Dec 20, 2016  •  Post A Comment

The U.S. Department of Justice, which is investigating allegations of price fixing among the top advertising firms, subpoenaed three of the subsidiaries of WPP, the world’s largest ad company by revenue. The Wall Street Journal reports that WPP confirmed Monday that it had received the subpoenas, although the company would not identify which units received them.

The subpoenas come as the Justice Department’s antitrust division is looking into video production and postproduction practices in the ad industry, which is accused of price fixing in video-advertising production.

“Last week, French advertising giant Publicis Groupe SA and Omnicom Group Inc. of the U.S. each acknowledged that subsidiaries had received subpoenas,” WSJ reports. “Interpublic Group also recently disclosed that it was contacted by the Justice Department’s antitrust division ‘for documents regarding video production practices.’”

The moves come after allegations surfaced that ad agencies have been inappropriately directing contracts for commercial production to their in-house units, giving them an unfair advantage over independent firms.

“The production and postproduction work on commercials is a roughly $5 billion business in the U.S. and involves services such as directing, sound editing, special effects and color correcting,” WSJ notes. “The sector includes hundreds of small independent companies that often compete for contracts.”
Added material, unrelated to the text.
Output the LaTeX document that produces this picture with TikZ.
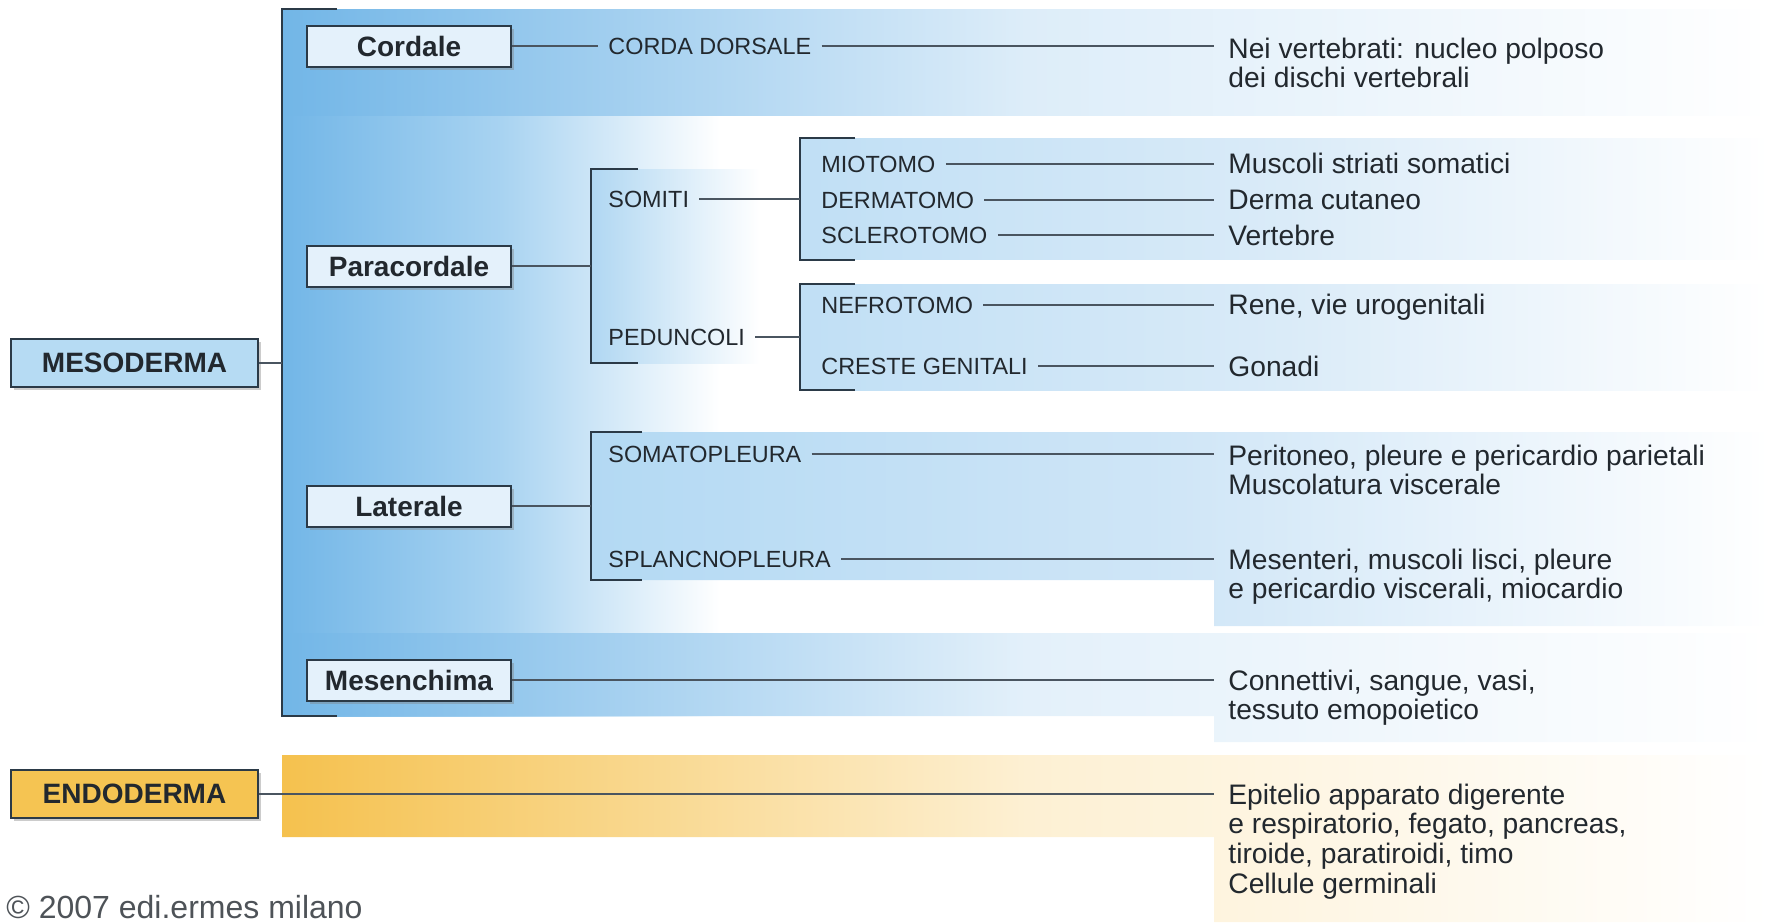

The companies have all said they are cooperating with the investigation.

2 Comments

  1. People at these agencies need to go to prison if this is true and quite frankly it is true. Lock them up because this simply screws independent contractors that they ask for an RFP just so that their internal groups can come in lower and the crooked agencies keep the business in house.

    They need to send these people running these agencies to prison. No fines. Prison.

  2. Like so many other ill-fated DOJ “probes” into the advertising industry, this so-called investigation will go absolutely nowhere. Rightly so.